After forming from a merger hashed out over plates of tacos about a year ago, nChroma Bio is laying off staff and deprioritizing the research spearheaded by one of its founding companies.
“NChroma Bio made the difficult decision to reorganize, which resulted in the reduction of staff,” a company spokesperson told Fierce Biotech.
The company is making the changes in order to focus its efforts on lead hepatitis asset CRMA-1001, which the Boston biotech hopes to launch into the clinic early next year.
“As we approach these upcoming major clinical milestones, we re-prioritized our efforts to optimize our runway to ensure we achieve these while also investing in promising preclinical research programs," the spokesperson said.
NChroma’s research efforts will now center around epigenetic silencing, the science underlying CRMA-1001. CRMA-1001 originally came from Chroma Medicine, which merged with Nvelop Therapeutics in December 2024 to form nChroma.
CRMA-1001 is delivered using lipid nanoparticles, while Nvelop contributed engineered viruslike particles (VLPs) to the new company. NChroma originally planned to pursue VLPs for non-liver indications; that work is now on the back burner.
“We are committed to advancing additional epigenetic silencing programs with broad applications including cardiovascular disease and CNS,” the spokesperson said. “While promising, we have paused other areas of research, as we seek alternative funding sources to advance those technologies.”

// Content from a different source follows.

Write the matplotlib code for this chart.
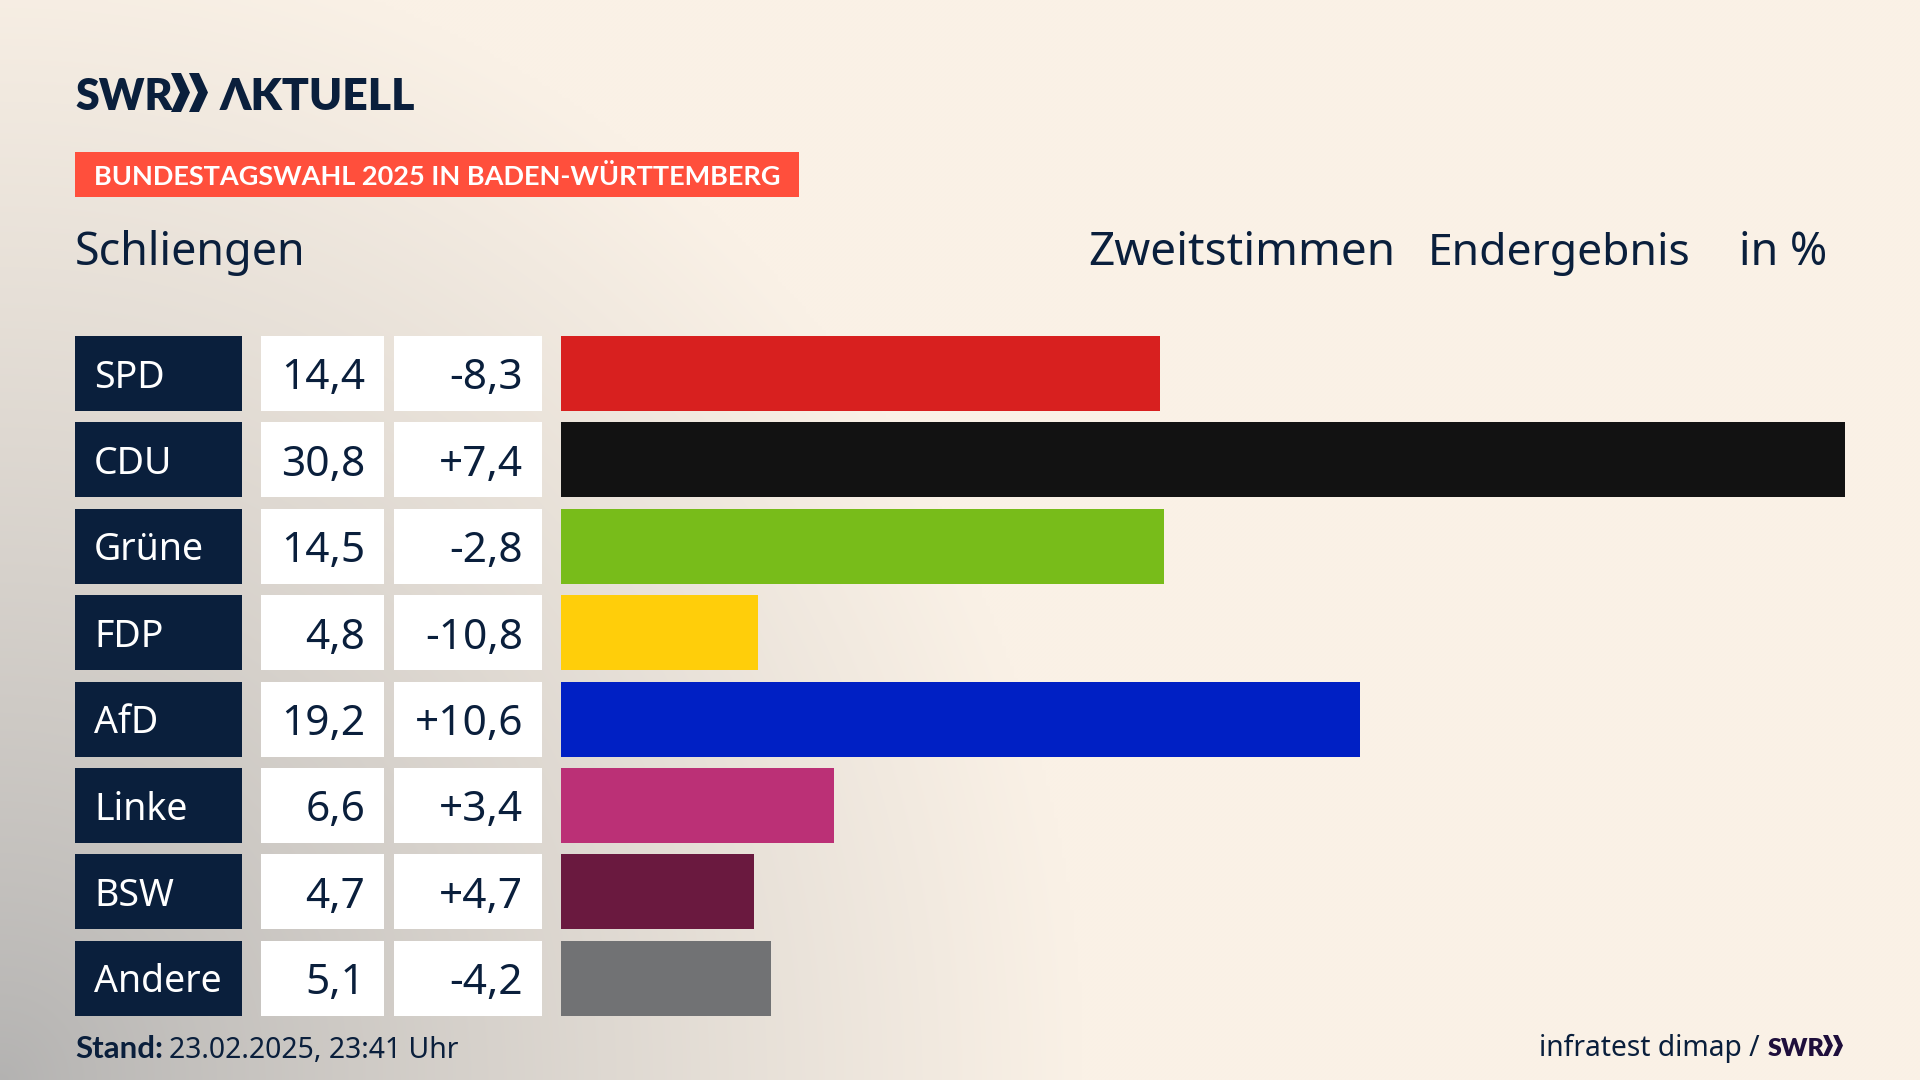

NChroma declined to share details on the number of employees affected by the layoffs or the total number of staffers still employed by the company.
The idea for nChroma arose during a meal at Bartaco, a restaurant near Chroma’s offices, then-Nvelop CEO Jeff Walsh told Fierce in December 2024. Walsh was dining with Chroma CEO Catherine Stehman-Breen, M.D., whom he has known for years, when they realized the two companies could team up to innovate new in vivo delivery methods for genetic medicines.
Over the following 10 weeks, the details of the merger were ironed out, and the companies raised $75 million to support their combined venture.
The companies consolidated into Chroma’s offices, with Walsh taking the CEO role while Stehman-Breen became an advisor to the company. Stehman-Breen is not included among nChroma’s advisors on the biotech’s website, and she is now a venture partner at F-Prime Capital, one of nChroma’s investors. An undisclosed number of employees from both companies were laid off as part of the merger.
NChroma shared preclinical data for CRMA-1001 at the American Association for the Study of Liver Diseases’ annual conference on Nov. 7. The compound is designed to modify the physical structure of the hepatitis virus’s DNA in order to silence its genome.
“We believe that CRMA-1001 has the potential to be a best-in-class therapy delivering a potential functional cure for hepatitis B patients worldwide,” the nChroma spokesperson said.